Post

Created by @oliverrichards
 at October 27th 2023, 7:59:15 am.

Technical Interview Question

You have been given a string s and an integer k. Write a function longest_substring to find the length of the longest substring in s that contains at most k distinct characters.

Implement the function longest_substring(s: str, k: int) -> int:

Input

  • A string s consisting of lowercase English letters.
  • An integer k representing the maximum number of distinct characters allowed in the substring.

Output

  • An integer representing the length of the longest substring with at most k distinct characters.

Example

assert longest_substring("eceba", 2) == 3
assert longest_substring("aa", 1) == 2

Explaination

  • In the first example, the longest substring with at most 2 distinct characters is "ece" which has a length of 3.
  • In the second example, the longest substring with at most 1 distinct character is "aa", which has a length of 2, as we are allowed only a single distinct character.

Answer

To solve this problem, we can use the sliding window technique. We will maintain a sliding window that expands and contracts as we iterate through the string. The window contains only the characters that satisfy the given constraint (at most k distinct characters).

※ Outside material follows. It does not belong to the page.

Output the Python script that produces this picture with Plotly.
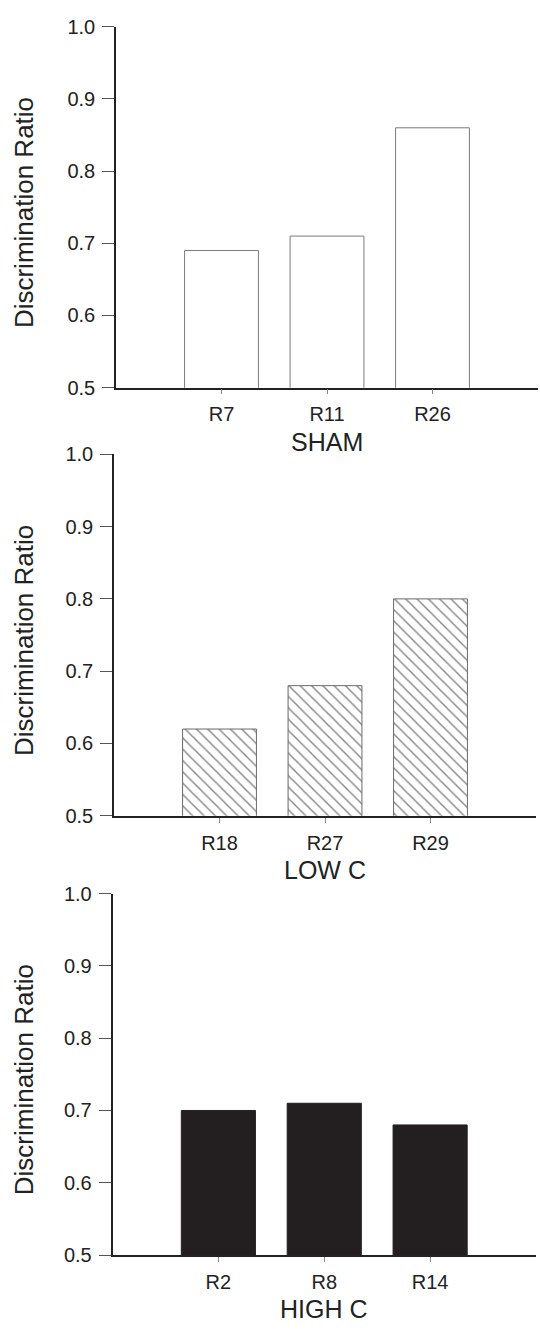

  1. Initialize max_length variable to store the maximum length of the substring found so far.
  2. Initialize an empty dictionary char_count to keep track of the count of each character in the current window.
  3. Initialize start and end indices of the window, both initially pointing to the first character of the string.
  4. Iterate through the string using the end index:
    • Increment the count of s[end] character in char_count dictionary.
    • If the number of distinct characters in char_count exceeds k, we need to shrink the window from the left side.
      • Decrement the count of s[start] character in char_count dictionary.
      • If the count becomes 0, remove that character from char_count dictionary.
      • Increment the start index to shrink the window.
    • Update max_length with the maximum length found so far, end - start + 1.
  5. Return the max_length.

Let's implement this in code.

def longest_substring(s: str, k: int) -> int:
    max_length = 0
    char_count = {}
    start = 0

    for end in range(len(s)):
        char_count[s[end]] = char_count.get(s[end], 0) + 1

        while len(char_count) > k:
            char_count[s[start]] -= 1
            if char_count[s[start]] == 0:
                del char_count[s[start]]
            start += 1

        max_length = max(max_length, end - start + 1)

    return max_length

The time complexity of this implementation is O(N), where N is the length of the input string s. This is because we iterate once through the string using the two-pointer approach. The space complexity is O(k), where k is the maximum number of distinct characters allowed.